Using Functions With Conditionals in Pandas

Functions will often contain conditionals. Here is a short example that will indicate which quartile the argument is in based on hand-coded values for the quartile cut points.

def calculate_life_quartile(exp):
    if exp < 58.41:
        # This observation is in the first quartile
        return 1
    elif exp >= 58.41 and exp < 67.05:
        # This observation is in the second quartile
       return 2
    elif exp >= 67.05 and exp < 71.70:
        # This observation is in the third quartile
       return 3
    elif exp >= 71.70:
        # This observation is in the fourth quartile
       return 4
    else:
        # This observation has bad data
       return None

calculate_life_quartile(62.5)
2

That function would typically be used within a for loop, but Pandas has a different, more efficient way of doing the same thing, and that is by applying a function to a dataframe or a portion of a dataframe. Here is an example, using the definition above.
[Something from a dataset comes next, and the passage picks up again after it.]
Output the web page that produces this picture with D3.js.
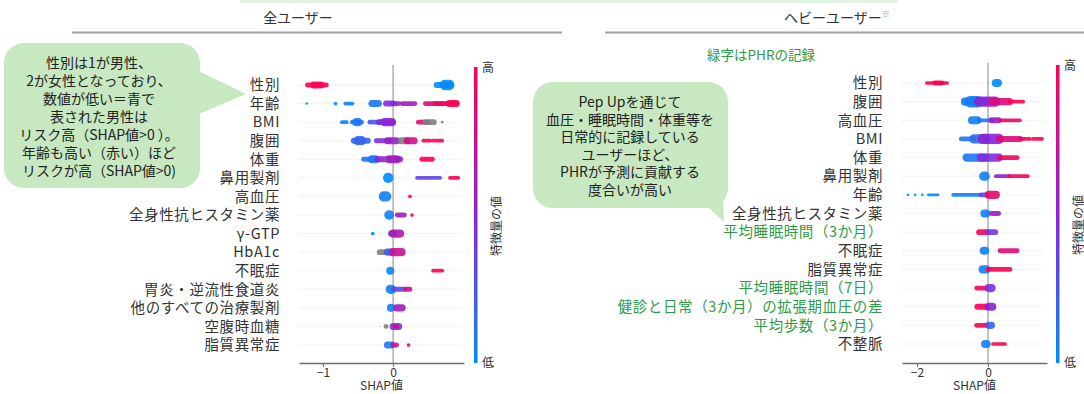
<!DOCTYPE html>
<html>
<head>
<meta charset="utf-8">
<script src="https://cdn.jsdelivr.net/npm/d3@7"></script>
<style>
  html, body { margin: 0; padding: 0; background: #fff; }
  svg { display: block; font-family: "Noto Sans CJK JP", "Noto Sans", sans-serif; }
</style>
</head>
<body>
<svg id="chart" width="1084" height="394"></svg>
<script>
// ---- All users: features ordered by importance ----
const allFeatures = ["性別", "年齢", "BMI", "腹囲", "体重", "鼻用製剤", "高血圧",
  "全身性抗ヒスタミン薬", "γ-GTP", "HbA1c", "不眠症", "胃炎・逆流性食道炎",
  "他のすべての治療製剤", "空腹時血糖", "脂質異常症"];

// Swarm clusters per feature: [SHAP from, SHAP to, feature value (0 low – 1 high, null = missing), stacked points]
const allSwarm = [
  [[-1.22, -0.95, 1, 3], [-1.13, -1.03, 1, 5], [0.62, 0.82, 0, 4], [0.74, 0.80, 0, 8]],
  [[-1.23, -1.23, 0, 1], [-0.82, -0.82, 0, 2], [-0.68, -0.58, 0.05, 2], [-0.30, -0.21, 0.1, 5],
   [-0.10, 0.0, 0.45, 4], [0.0, 0.08, 0.5, 3], [0.13, 0.31, 0.6, 3], [0.46, 0.72, 0.85, 3],
   [0.60, 0.90, 0.95, 3], [0.80, 0.90, 1, 5]],
  [[-0.73, -0.66, 0.05, 2], [-0.58, -0.45, 0.1, 3], [-0.52, -0.50, 0.1, 6], [-0.33, -0.15, 0.25, 3],
   [-0.20, 0.0, 0.45, 4], [-0.12, -0.02, 0.5, 6], [0.36, 0.50, 0.9, 3], [0.46, 0.58, null, 4],
   [0.70, 0.70, null, 1]],
  [[-0.56, -0.36, 0.15, 4], [-0.50, -0.45, 0.2, 7], [-0.24, -0.05, 0.45, 3], [-0.08, 0.05, 0.55, 5],
   [0.12, 0.20, null, 5], [0.20, 0.30, 0.8, 5], [0.43, 0.53, 1, 2], [0.57, 0.70, 1, 2]],
  [[-0.42, -0.22, 0.1, 3], [-0.30, -0.25, 0.1, 6], [-0.22, 0.10, 0.5, 4], [-0.08, -0.02, null, 4],
   [-0.05, 0.05, 0.6, 6], [0.41, 0.56, 1, 3]],
  [[-0.07, -0.07, 0, 8], [0.34, 0.67, 0.35, 2], [0.81, 0.93, 1, 2]],
  [[-0.13, -0.10, 0.05, 8], [0.24, 0.24, 1, 2]],
  [[-0.06, -0.05, 0.05, 7], [0.06, 0.16, 0.6, 3], [0.27, 0.27, 1, 2]],
  [[-0.29, -0.29, 0, 2], [-0.03, 0.02, 0.2, 4], [0.0, 0.10, 0.65, 6]],
  [[-0.19, -0.10, null, 4], [-0.08, -0.02, 0.2, 5], [0.0, 0.12, 0.75, 6]],
  [[-0.04, -0.04, 0.02, 6], [0.57, 0.70, 1, 2]],
  [[-0.04, -0.02, 0.05, 7], [0.0, 0.17, 0.35, 3], [0.18, 0.24, 0.8, 3]],
  [[-0.03, -0.03, 0.05, 6], [0.05, 0.13, 0.6, 5]],
  [[-0.10, -0.10, null, 3], [0.0, 0.08, 0.4, 5], [0.03, 0.05, 0.8, 3]],
  [[-0.08, -0.02, 0.1, 5], [0.0, 0.05, 0.8, 3], [0.22, 0.22, 1, 2]]
];
const allTicks = [-1, 0];

// ---- Heavy users ----
const heavyFeatures = ["性別", "腹囲", "高血圧", "BMI", "体重", "鼻用製剤", "年齢",
  "全身性抗ヒスタミン薬", "平均睡眠時間（3か月）", "不眠症", "脂質異常症",
  "平均睡眠時間（7日）", "健診と日常（3か月）の拡張期血圧の差", "平均歩数（3か月）", "不整脈"];
// Features recorded through PHR
const phrFeatures = ["平均睡眠時間（3か月）", "平均睡眠時間（7日）",
  "健診と日常（3か月）の拡張期血圧の差", "平均歩数（3か月）"];

const heavySwarm = [
  [[-1.72, -1.15, 1, 2], [-1.50, -1.30, 1, 3], [0.22, 0.28, 0, 6]],
  [[-0.65, -0.10, 0.1, 6], [-0.50, -0.30, 0.05, 9], [-0.25, 0.20, 0.5, 8], [0.10, 0.60, 0.85, 5], [0.60, 0.99, 1, 2]],
  [[-0.45, -0.30, 0.05, 6], [-0.25, 0.15, 0.15, 2], [0.10, 0.30, 0.55, 4], [0.34, 0.90, 0.9, 2]],
  [[-0.75, -0.40, 0.1, 3], [-0.40, -0.05, 0.15, 7], [-0.15, 0.30, 0.5, 8], [0.30, 0.90, 0.85, 4],
   [0.90, 1.18, 1, 2], [1.27, 1.52, 1, 2]],
  [[-0.60, -0.10, 0.1, 6], [-0.20, 0.30, 0.45, 6], [0.30, 0.82, 0.95, 3]],
  [[-0.12, -0.08, 0.05, 7], [0.22, 0.60, 0.5, 2], [0.60, 1.12, 0.95, 2]],
  [[-2.25, -2.25, 0, 1], [-2.05, -2.05, 0, 1], [-1.85, -1.85, 0, 1], [-1.68, -1.40, 0, 1],
   [-0.98, -0.20, 0.05, 2], [-0.20, 0.0, 0.3, 3], [0.02, 0.22, 0.9, 6]],
  [[-0.10, -0.05, 0.05, 6], [0.10, 0.30, 0.6, 3]],
  [[-0.25, -0.03, 1, 4], [0.0, 0.20, 0.4, 4]],
  [[-0.12, -0.08, 0.05, 6], [0.34, 0.82, 0.85, 3]],
  [[-0.15, -0.05, 0.05, 6], [0.0, 0.62, 1, 3]],
  [[-0.32, -0.03, 1, 3], [0.02, 0.10, 0.4, 6]],
  [[-0.30, -0.03, 1, 4], [0.02, 0.12, 0.5, 6]],
  [[-0.32, -0.03, 1, 3], [0.02, 0.10, 0.2, 5]],
  [[-0.08, -0.04, 0.05, 6], [0.14, 0.48, 1, 2]]
];
const heavyTicks = [-2, 0];

const svg = d3.select("#chart");
const defs = svg.append("defs");

// SHAP-style low→high colour map
const featureColor = d3.scaleLinear().domain([0, 0.5, 1])
  .range(["#008bfb", "#8c22d6", "#ff0052"]).interpolate(d3.interpolateRgb);
const stackHeight = d3.scaleLinear().domain([1, 9]).range([2.6, 11.5]);

const grad = defs.append("linearGradient").attr("id", "cbar")
  .attr("x1", 0).attr("y1", 1).attr("x2", 0).attr("y2", 0);
[0, 0.25, 0.5, 0.75, 1].forEach(t =>
  grad.append("stop").attr("offset", t).attr("stop-color", featureColor(t)));

// Thin mint band along the top
svg.append("rect").attr("x", 240).attr("y", 0).attr("width", 658).attr("height", 3)
  .attr("fill", "#e2f3e5");

// Section headers
svg.append("text").attr("x", 298).attr("y", 23).attr("text-anchor", "middle")
  .attr("font-size", 14).attr("fill", "#333").text("全ユーザー");
svg.append("line").attr("x1", 72).attr("x2", 562).attr("y1", 32.5).attr("y2", 32.5)
  .attr("stroke", "#a0a0a0").attr("stroke-width", 2);
const hh = svg.append("text").attr("x", 784).attr("y", 23).attr("font-size", 14).attr("fill", "#333");
hh.append("tspan").text("ヘビーユーザー");
hh.append("tspan").attr("font-size", 8).attr("dy", -6).attr("fill", "#888").text("※");
svg.append("line").attr("x1", 605).attr("x2", 1084).attr("y1", 32.5).attr("y2", 32.5)
  .attr("stroke", "#a0a0a0").attr("stroke-width", 2);

svg.append("text").attr("x", 761).attr("y", 60).attr("text-anchor", "middle")
  .attr("font-size", 13.5).attr("fill", "#2f9a45").text("緑字はPHRの記録");

function drawPanel(cfg) {
  const g = svg.append("g");
  const x = d3.scaleLinear().domain(cfg.domain).range([cfg.x0, cfg.x1]);
  const y = d3.scalePoint().domain(cfg.features).range([cfg.yTop, cfg.yBottom]);

  // dotted row guides
  g.selectAll("line.grid").data(cfg.features).join("line")
    .attr("x1", cfg.x0).attr("x2", cfg.x1 - 2)
    .attr("y1", d => y(d)).attr("y2", d => y(d))
    .attr("stroke", "#d8d8d8").attr("stroke-width", 0.8).attr("stroke-dasharray", "1.5,2.5");

  // zero line
  g.append("line").attr("x1", x(0)).attr("x2", x(0))
    .attr("y1", cfg.yTop - 20).attr("y2", cfg.axisY)
    .attr("stroke", "#9a9a9a").attr("stroke-width", 1.2);

  // swarm clusters
  cfg.features.forEach((f, i) => {
    const row = g.append("g").attr("transform", `translate(0,${y(f)})`);
    row.selectAll("rect").data(cfg.swarm[i]).join("rect")
      .attr("x", d => x(d[0]) - stackHeight(d[3]) / 2)
      .attr("width", d => x(d[1]) - x(d[0]) + stackHeight(d[3]))
      .attr("y", d => -stackHeight(d[3]) / 2)
      .attr("height", d => stackHeight(d[3]))
      .attr("rx", d => Math.min(stackHeight(d[3]) / 2, 2.5 + stackHeight(d[3]) / 4))
      .attr("fill", d => d[2] === null ? "#7f7f7f" : featureColor(d[2]))
      .attr("opacity", 0.9);
  });

  // feature labels
  g.selectAll("text.lab").data(cfg.features).join("text")
    .attr("x", cfg.labelX).attr("y", d => y(d)).attr("dy", "0.36em")
    .attr("text-anchor", "end").attr("font-size", 14.5).attr("letter-spacing", 0.6)
    .attr("fill", d => cfg.green.includes(d) ? "#2f9a45" : "#333")
    .text(d => d);

  // x axis
  const ax = g.append("g").attr("transform", `translate(0,${cfg.axisY})`)
    .call(d3.axisBottom(x).tickValues(cfg.ticks).tickSize(4).tickPadding(1).tickSizeOuter(0)
      .tickFormat(d3.format("d")));
  ax.select(".domain").attr("stroke", "#6e6e6e").attr("stroke-width", 1.5);
  ax.selectAll(".tick line").attr("stroke", "#6e6e6e");
  ax.selectAll(".tick text").attr("font-size", 12).attr("fill", "#333")
    .attr("font-family", "'Noto Sans CJK JP', sans-serif");
  g.append("text").attr("x", (cfg.x0 + cfg.x1) / 2).attr("y", cfg.axisY + 27)
    .attr("text-anchor", "middle").attr("font-size", 12).attr("fill", "#333").text("SHAP値");

  // colour bar
  g.append("rect").attr("x", cfg.cbX).attr("y", cfg.yTop - 18).attr("width", 3.5)
    .attr("height", cfg.axisY - cfg.yTop + 18).attr("fill", "url(#cbar)");
  g.append("text").attr("x", cfg.cbX + 8).attr("y", cfg.yTop - 13).attr("font-size", 12)
    .attr("fill", "#333").text("高");
  g.append("text").attr("x", cfg.cbX + 8).attr("y", cfg.axisY + 4).attr("font-size", 12)
    .attr("fill", "#333").text("低");
  g.append("text").attr("transform", `translate(${cfg.cbX + 27},${(cfg.yTop + cfg.axisY) / 2 + 2}) rotate(-90)`)
    .attr("text-anchor", "middle").attr("font-size", 12).attr("fill", "#333").text("特徴量の値");
}

drawPanel({
  features: allFeatures, swarm: allSwarm, ticks: allTicks, green: [],
  domain: [-1.34, 1.01], x0: 299, x1: 464, yTop: 85, yBottom: 345, axisY: 363,
  labelX: 280, cbX: 474
});
drawPanel({
  features: heavyFeatures, swarm: heavySwarm, ticks: heavyTicks, green: phrFeatures,
  domain: [-2.42, 1.66], x0: 902, x1: 1047, yTop: 83, yBottom: 344, axisY: 363,
  labelX: 883, cbX: 1056
});

// Speech bubbles
function bubble(box, tail, lines, cx, y0, lh) {
  const g = svg.append("g");
  g.append("polygon").attr("points", tail.map(p => p.join(",")).join(" ")).attr("fill", "#c7e8c0");
  g.append("rect").attr("x", box[0]).attr("y", box[1]).attr("width", box[2]).attr("height", box[3])
    .attr("rx", 20).attr("fill", "#c7e8c0");
  g.selectAll("text").data(lines).join("text")
    .attr("x", cx).attr("y", (d, i) => y0 + i * lh).attr("dy", "0.36em")
    .attr("text-anchor", "middle").attr("font-size", 14).attr("fill", "#222").text(d => d);
}

const noteAll = ["性別は1が男性、", "2が女性となっており、", "数値が低い＝青で", "表された男性は",
  "リスク高（SHAP値>0 ）。", "年齢も高い（赤い）ほど", "リスクが高（SHAP値>0)"];
const noteHeavy = ["Pep Upを通じて", "血圧・睡眠時間・体重等を", "日常的に記録している",
  "ユーザーほど、", "PHRが予測に貢献する", "度合いが高い"];

bubble([4, 43, 196, 145], [[180, 62], [246, 94], [180, 122]], noteAll, 99, 63, 18);
bubble([533, 82, 195, 126], [[690, 190], [724, 222], [722, 178]], noteHeavy, 630, 102, 17.6);
</script>
</body>
</html>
data = pd.read_csv('data/gapminder_all.csv')
data['life_qrtl'] = data['lifeExp_1952'].apply(calculate_life_quartile)

There is a lot in that second line, so let’s take it piece by piece. On the right side of the = we start with data['lifeExp'], which is the column in the dataframe called data labeled lifExp. We use the apply() to do what it says, apply the calculate_life_quartile to the value of this column for every row in the dataframe.

Key Points

  • Break programs down into functions to make them easier to understand.

  • Define a function using def with a name, parameters, and a block of code.

  • Defining a function does not run it.

  • Arguments in a function call are matched to its defined parameters.

  • Functions may return a result to their caller using return.